Given problem
Leave out the pictures; transcribe all else exactly.

Dataset content
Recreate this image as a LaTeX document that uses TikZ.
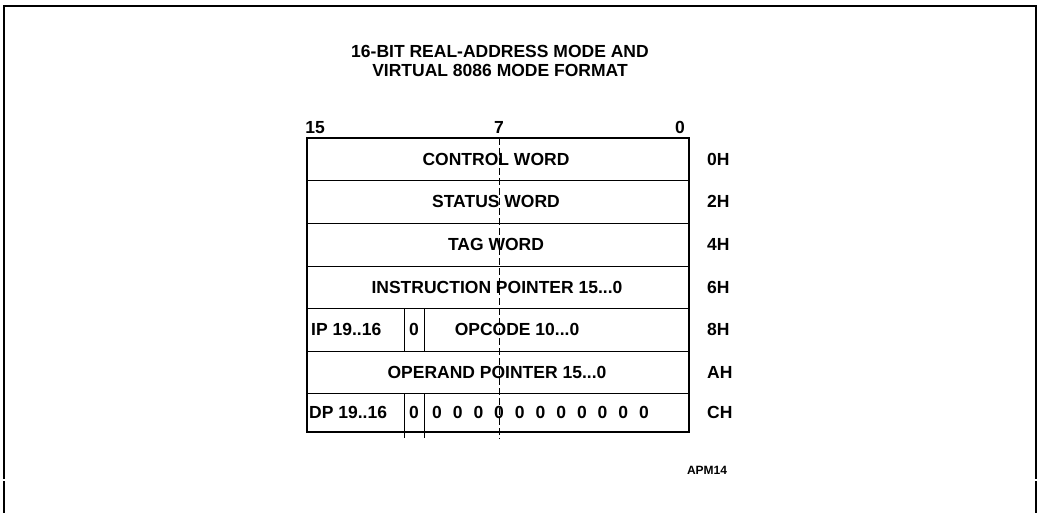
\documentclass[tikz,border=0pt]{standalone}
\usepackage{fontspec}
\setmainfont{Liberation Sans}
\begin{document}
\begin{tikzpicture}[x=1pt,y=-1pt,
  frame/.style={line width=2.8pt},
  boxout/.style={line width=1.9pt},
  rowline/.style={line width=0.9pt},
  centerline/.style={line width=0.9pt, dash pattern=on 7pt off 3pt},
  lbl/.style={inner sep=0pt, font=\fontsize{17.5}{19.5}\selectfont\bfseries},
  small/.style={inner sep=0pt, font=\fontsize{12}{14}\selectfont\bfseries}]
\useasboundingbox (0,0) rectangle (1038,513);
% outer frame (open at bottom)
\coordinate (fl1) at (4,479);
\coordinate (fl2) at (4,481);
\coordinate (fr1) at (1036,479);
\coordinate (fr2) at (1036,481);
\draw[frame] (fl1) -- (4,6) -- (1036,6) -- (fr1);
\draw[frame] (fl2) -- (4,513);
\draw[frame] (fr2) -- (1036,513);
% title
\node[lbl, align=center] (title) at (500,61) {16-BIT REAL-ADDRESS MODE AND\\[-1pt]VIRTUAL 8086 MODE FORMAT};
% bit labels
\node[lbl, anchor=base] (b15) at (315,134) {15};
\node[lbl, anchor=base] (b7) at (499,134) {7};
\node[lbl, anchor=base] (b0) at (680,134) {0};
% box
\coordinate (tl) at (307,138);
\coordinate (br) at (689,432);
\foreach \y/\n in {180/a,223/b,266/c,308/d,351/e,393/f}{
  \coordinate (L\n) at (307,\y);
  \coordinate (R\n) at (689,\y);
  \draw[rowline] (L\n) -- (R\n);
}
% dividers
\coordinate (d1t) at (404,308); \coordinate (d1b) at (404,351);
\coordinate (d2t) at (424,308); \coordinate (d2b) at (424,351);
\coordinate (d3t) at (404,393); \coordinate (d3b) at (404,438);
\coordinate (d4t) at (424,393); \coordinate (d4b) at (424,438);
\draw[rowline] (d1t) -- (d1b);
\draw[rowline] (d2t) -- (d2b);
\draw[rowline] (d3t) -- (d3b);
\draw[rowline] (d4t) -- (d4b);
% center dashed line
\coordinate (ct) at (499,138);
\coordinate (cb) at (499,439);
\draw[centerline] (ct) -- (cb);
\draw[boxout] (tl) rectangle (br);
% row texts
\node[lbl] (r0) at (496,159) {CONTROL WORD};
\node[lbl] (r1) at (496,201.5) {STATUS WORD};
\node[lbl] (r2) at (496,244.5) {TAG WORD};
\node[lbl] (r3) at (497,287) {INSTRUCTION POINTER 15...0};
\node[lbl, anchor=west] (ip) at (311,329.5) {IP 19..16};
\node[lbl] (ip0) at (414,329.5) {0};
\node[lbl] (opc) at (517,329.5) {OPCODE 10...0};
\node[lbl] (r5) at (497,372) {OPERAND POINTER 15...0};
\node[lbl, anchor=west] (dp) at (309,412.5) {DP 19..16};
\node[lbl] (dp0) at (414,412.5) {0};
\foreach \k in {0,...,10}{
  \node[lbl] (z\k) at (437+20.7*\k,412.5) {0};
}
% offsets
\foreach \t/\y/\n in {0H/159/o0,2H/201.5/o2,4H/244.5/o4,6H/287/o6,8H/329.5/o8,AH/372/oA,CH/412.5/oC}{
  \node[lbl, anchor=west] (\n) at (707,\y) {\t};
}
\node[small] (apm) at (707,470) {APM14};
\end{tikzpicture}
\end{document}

Exercise solution
Recreate this image as a LaTeX document that uses TikZ.
\documentclass[tikz,border=0pt]{standalone}
\usepackage{fontspec}
\setmainfont{Liberation Sans}
\begin{document}
\begin{tikzpicture}[x=1pt,y=-1pt,
  frame/.style={line width=2.8pt},
  boxout/.style={line width=1.9pt},
  rowline/.style={line width=0.9pt},
  centerline/.style={line width=0.9pt, dash pattern=on 7pt off 3pt},
  lbl/.style={inner sep=0pt, font=\fontsize{17.5}{19.5}\selectfont\bfseries},
  small/.style={inner sep=0pt, font=\fontsize{12}{14}\selectfont\bfseries}]
\useasboundingbox (0,0) rectangle (1038,513);
% outer frame (open at bottom)
\coordinate (fl1) at (4,479);
\coordinate (fl2) at (4,481);
\coordinate (fr1) at (1036,479);
\coordinate (fr2) at (1036,481);
\draw[frame] (fl1) -- (4,6) -- (1036,6) -- (fr1);
\draw[frame] (fl2) -- (4,513);
\draw[frame] (fr2) -- (1036,513);
% title
\node[lbl, align=center] (title) at (500,61) {16-BIT REAL-ADDRESS MODE AND\\[-1pt]VIRTUAL 8086 MODE FORMAT};
% bit labels
\node[lbl, anchor=base] (b15) at (315,134) {15};
\node[lbl, anchor=base] (b7) at (499,134) {7};
\node[lbl, anchor=base] (b0) at (680,134) {0};
% box
\coordinate (tl) at (307,138);
\coordinate (br) at (689,432);
\foreach \y/\n in {180/a,223/b,266/c,308/d,351/e,393/f}{
  \coordinate (L\n) at (307,\y);
  \coordinate (R\n) at (689,\y);
  \draw[rowline] (L\n) -- (R\n);
}
% dividers
\coordinate (d1t) at (404,308); \coordinate (d1b) at (404,351);
\coordinate (d2t) at (424,308); \coordinate (d2b) at (424,351);
\coordinate (d3t) at (404,393); \coordinate (d3b) at (404,438);
\coordinate (d4t) at (424,393); \coordinate (d4b) at (424,438);
\draw[rowline] (d1t) -- (d1b);
\draw[rowline] (d2t) -- (d2b);
\draw[rowline] (d3t) -- (d3b);
\draw[rowline] (d4t) -- (d4b);
% center dashed line
\coordinate (ct) at (499,138);
\coordinate (cb) at (499,439);
\draw[centerline] (ct) -- (cb);
\draw[boxout] (tl) rectangle (br);
% row texts
\node[lbl] (r0) at (496,159) {CONTROL WORD};
\node[lbl] (r1) at (496,201.5) {STATUS WORD};
\node[lbl] (r2) at (496,244.5) {TAG WORD};
\node[lbl] (r3) at (497,287) {INSTRUCTION POINTER 15...0};
\node[lbl, anchor=west] (ip) at (311,329.5) {IP 19..16};
\node[lbl] (ip0) at (414,329.5) {0};
\node[lbl] (opc) at (517,329.5) {OPCODE 10...0};
\node[lbl] (r5) at (497,372) {OPERAND POINTER 15...0};
\node[lbl, anchor=west] (dp) at (309,412.5) {DP 19..16};
\node[lbl] (dp0) at (414,412.5) {0};
\foreach \k in {0,...,10}{
  \node[lbl] (z\k) at (437+20.7*\k,412.5) {0};
}
% offsets
\foreach \t/\y/\n in {0H/159/o0,2H/201.5/o2,4H/244.5/o4,6H/287/o6,8H/329.5/o8,AH/372/oA,CH/412.5/oC}{
  \node[lbl, anchor=west] (\n) at (707,\y) {\t};
}
\node[small] (apm) at (707,470) {APM14};
\end{tikzpicture}
\end{document}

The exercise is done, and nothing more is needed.